[Rows from a dataset of charts and code]

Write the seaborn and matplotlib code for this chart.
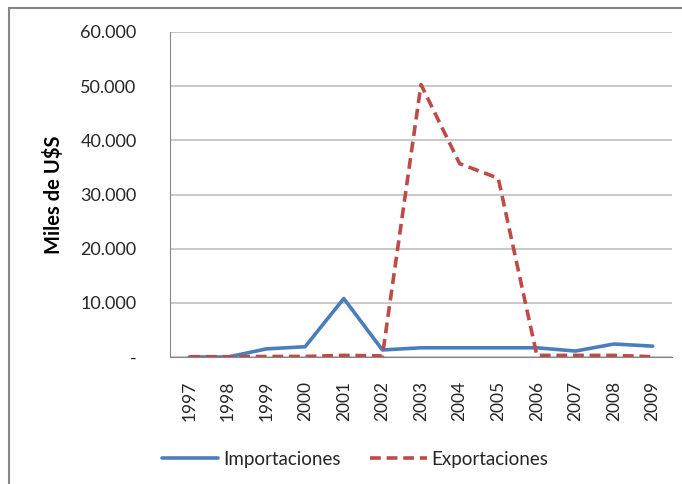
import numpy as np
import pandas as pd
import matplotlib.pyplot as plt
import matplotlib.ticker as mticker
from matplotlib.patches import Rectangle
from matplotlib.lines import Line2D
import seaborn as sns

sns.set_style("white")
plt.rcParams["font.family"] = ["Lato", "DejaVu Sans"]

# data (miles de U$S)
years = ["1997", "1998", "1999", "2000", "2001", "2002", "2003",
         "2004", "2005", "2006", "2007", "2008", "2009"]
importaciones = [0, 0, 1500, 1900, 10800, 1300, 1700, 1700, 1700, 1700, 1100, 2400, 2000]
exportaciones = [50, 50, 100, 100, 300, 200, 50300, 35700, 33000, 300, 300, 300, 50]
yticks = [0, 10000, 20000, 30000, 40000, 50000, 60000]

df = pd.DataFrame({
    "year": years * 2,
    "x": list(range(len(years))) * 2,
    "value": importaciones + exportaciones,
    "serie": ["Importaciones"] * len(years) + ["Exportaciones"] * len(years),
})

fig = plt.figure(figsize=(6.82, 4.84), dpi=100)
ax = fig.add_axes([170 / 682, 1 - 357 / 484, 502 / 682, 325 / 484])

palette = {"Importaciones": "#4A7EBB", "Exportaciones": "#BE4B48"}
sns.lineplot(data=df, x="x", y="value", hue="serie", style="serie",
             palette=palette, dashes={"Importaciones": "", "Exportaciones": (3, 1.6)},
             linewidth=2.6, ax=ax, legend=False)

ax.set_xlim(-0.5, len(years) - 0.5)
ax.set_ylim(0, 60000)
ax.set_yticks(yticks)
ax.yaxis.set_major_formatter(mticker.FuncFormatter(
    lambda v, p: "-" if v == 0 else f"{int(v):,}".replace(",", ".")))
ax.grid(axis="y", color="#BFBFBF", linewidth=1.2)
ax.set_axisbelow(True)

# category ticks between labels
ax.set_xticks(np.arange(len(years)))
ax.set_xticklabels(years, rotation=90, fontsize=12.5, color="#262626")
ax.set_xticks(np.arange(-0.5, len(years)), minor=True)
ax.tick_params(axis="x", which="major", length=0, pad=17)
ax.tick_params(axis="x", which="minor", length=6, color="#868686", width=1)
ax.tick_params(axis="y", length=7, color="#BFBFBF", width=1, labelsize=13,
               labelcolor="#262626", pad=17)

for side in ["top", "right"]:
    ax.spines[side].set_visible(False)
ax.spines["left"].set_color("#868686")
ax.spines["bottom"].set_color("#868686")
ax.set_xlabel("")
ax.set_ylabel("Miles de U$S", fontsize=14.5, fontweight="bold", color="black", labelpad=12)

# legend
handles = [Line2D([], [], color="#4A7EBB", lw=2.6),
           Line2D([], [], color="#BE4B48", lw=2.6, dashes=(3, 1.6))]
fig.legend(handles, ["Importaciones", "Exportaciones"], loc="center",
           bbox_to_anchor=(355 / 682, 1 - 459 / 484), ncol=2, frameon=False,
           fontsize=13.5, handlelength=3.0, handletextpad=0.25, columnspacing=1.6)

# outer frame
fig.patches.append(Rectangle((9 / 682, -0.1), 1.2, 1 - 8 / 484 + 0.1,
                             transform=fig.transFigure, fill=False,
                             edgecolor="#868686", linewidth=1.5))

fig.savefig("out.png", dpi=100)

==

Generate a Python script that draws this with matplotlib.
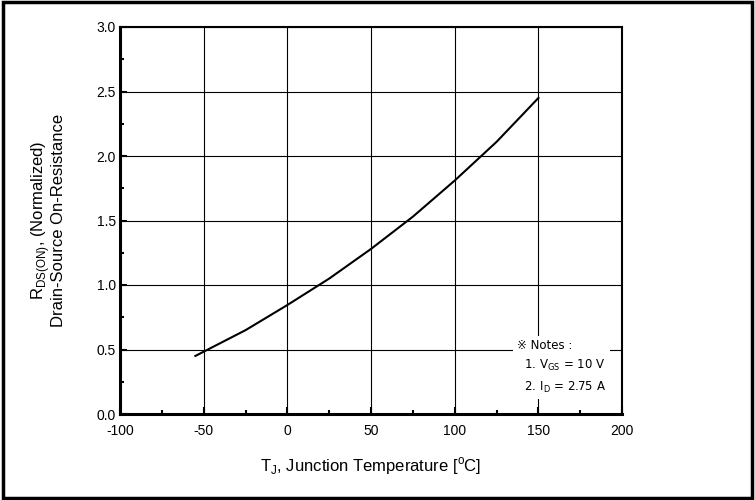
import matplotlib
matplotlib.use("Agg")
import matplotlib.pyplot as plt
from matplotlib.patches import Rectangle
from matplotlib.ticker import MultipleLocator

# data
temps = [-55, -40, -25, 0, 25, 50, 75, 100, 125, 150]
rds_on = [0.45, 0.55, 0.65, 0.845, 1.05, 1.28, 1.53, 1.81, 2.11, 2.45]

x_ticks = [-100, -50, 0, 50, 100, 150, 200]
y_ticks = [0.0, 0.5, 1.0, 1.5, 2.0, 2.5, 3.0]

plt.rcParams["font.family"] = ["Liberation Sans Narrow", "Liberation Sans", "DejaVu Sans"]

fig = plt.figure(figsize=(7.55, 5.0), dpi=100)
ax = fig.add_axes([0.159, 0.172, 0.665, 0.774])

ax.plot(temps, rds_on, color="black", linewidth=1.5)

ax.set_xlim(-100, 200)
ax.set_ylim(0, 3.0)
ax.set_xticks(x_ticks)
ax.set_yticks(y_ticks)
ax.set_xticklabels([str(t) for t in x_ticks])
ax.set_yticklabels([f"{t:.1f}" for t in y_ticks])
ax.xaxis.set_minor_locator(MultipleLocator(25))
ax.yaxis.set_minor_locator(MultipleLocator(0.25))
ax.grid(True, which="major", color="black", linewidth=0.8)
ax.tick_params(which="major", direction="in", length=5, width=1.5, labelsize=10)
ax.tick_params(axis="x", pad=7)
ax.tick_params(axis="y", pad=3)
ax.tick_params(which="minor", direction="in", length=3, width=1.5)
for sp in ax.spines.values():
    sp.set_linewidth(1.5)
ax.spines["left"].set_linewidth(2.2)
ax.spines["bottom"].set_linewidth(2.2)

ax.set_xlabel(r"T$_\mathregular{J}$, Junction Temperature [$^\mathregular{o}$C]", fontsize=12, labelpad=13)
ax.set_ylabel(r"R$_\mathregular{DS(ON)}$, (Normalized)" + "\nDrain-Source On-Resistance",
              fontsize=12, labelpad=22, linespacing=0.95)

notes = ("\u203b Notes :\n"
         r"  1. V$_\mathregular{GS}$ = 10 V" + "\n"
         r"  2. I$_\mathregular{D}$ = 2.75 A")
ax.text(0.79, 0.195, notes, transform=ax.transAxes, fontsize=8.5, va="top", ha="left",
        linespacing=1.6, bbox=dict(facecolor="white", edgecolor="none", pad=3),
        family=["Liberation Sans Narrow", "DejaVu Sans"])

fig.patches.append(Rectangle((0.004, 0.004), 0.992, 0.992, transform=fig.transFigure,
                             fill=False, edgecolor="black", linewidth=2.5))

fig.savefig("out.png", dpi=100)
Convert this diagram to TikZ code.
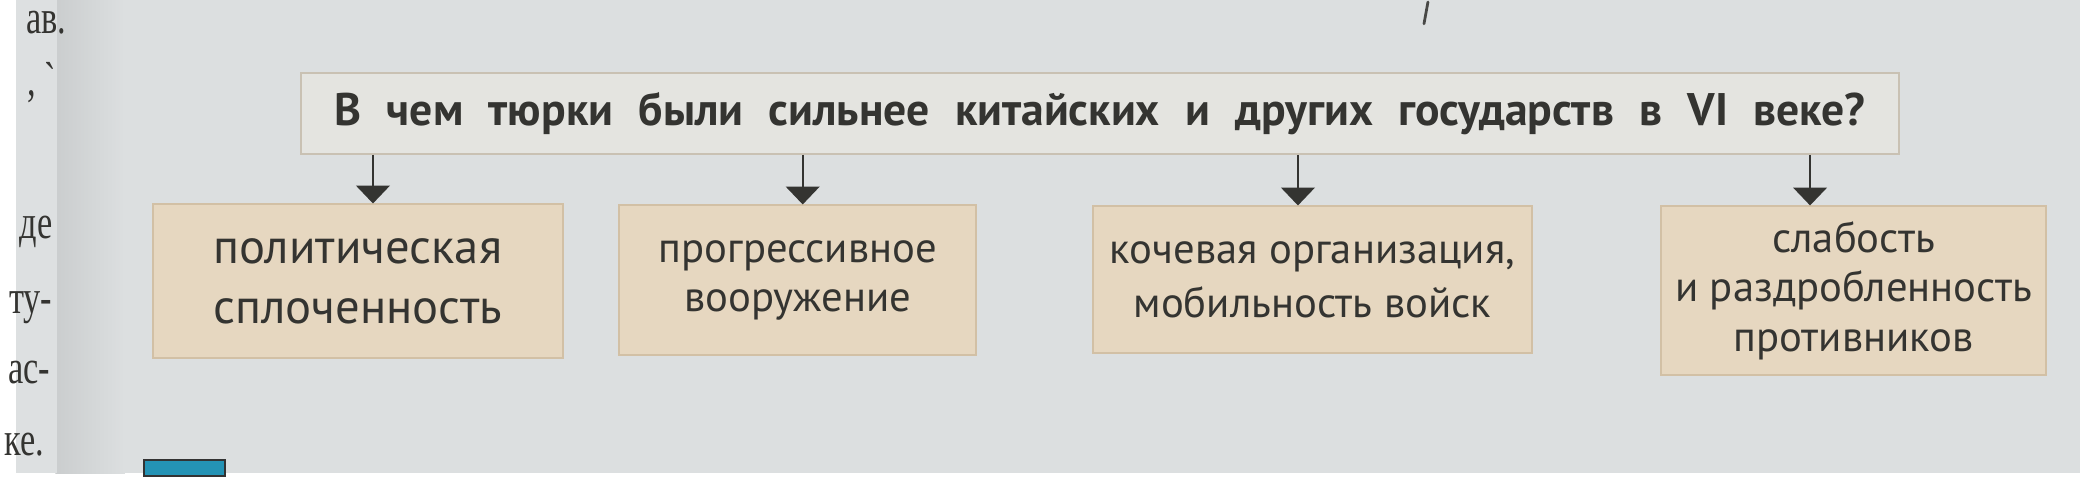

Written exercise. Your first line is the one with "Write the seaborn", and your last is the one with "ax = fig.add_axes([170". Copy those and every line between them exactly, without any pictures.

Finished task.
Write the seaborn and matplotlib code for this chart.
import numpy as np
import pandas as pd
import matplotlib.pyplot as plt
import matplotlib.ticker as mticker
from matplotlib.patches import Rectangle
from matplotlib.lines import Line2D
import seaborn as sns

sns.set_style("white")
plt.rcParams["font.family"] = ["Lato", "DejaVu Sans"]

# data (miles de U$S)
years = ["1997", "1998", "1999", "2000", "2001", "2002", "2003",
         "2004", "2005", "2006", "2007", "2008", "2009"]
importaciones = [0, 0, 1500, 1900, 10800, 1300, 1700, 1700, 1700, 1700, 1100, 2400, 2000]
exportaciones = [50, 50, 100, 100, 300, 200, 50300, 35700, 33000, 300, 300, 300, 50]
yticks = [0, 10000, 20000, 30000, 40000, 50000, 60000]

df = pd.DataFrame({
    "year": years * 2,
    "x": list(range(len(years))) * 2,
    "value": importaciones + exportaciones,
    "serie": ["Importaciones"] * len(years) + ["Exportaciones"] * len(years),
})

fig = plt.figure(figsize=(6.82, 4.84), dpi=100)
ax = fig.add_axes([170 / 682, 1 - 357 / 484, 502 / 682, 325 / 484])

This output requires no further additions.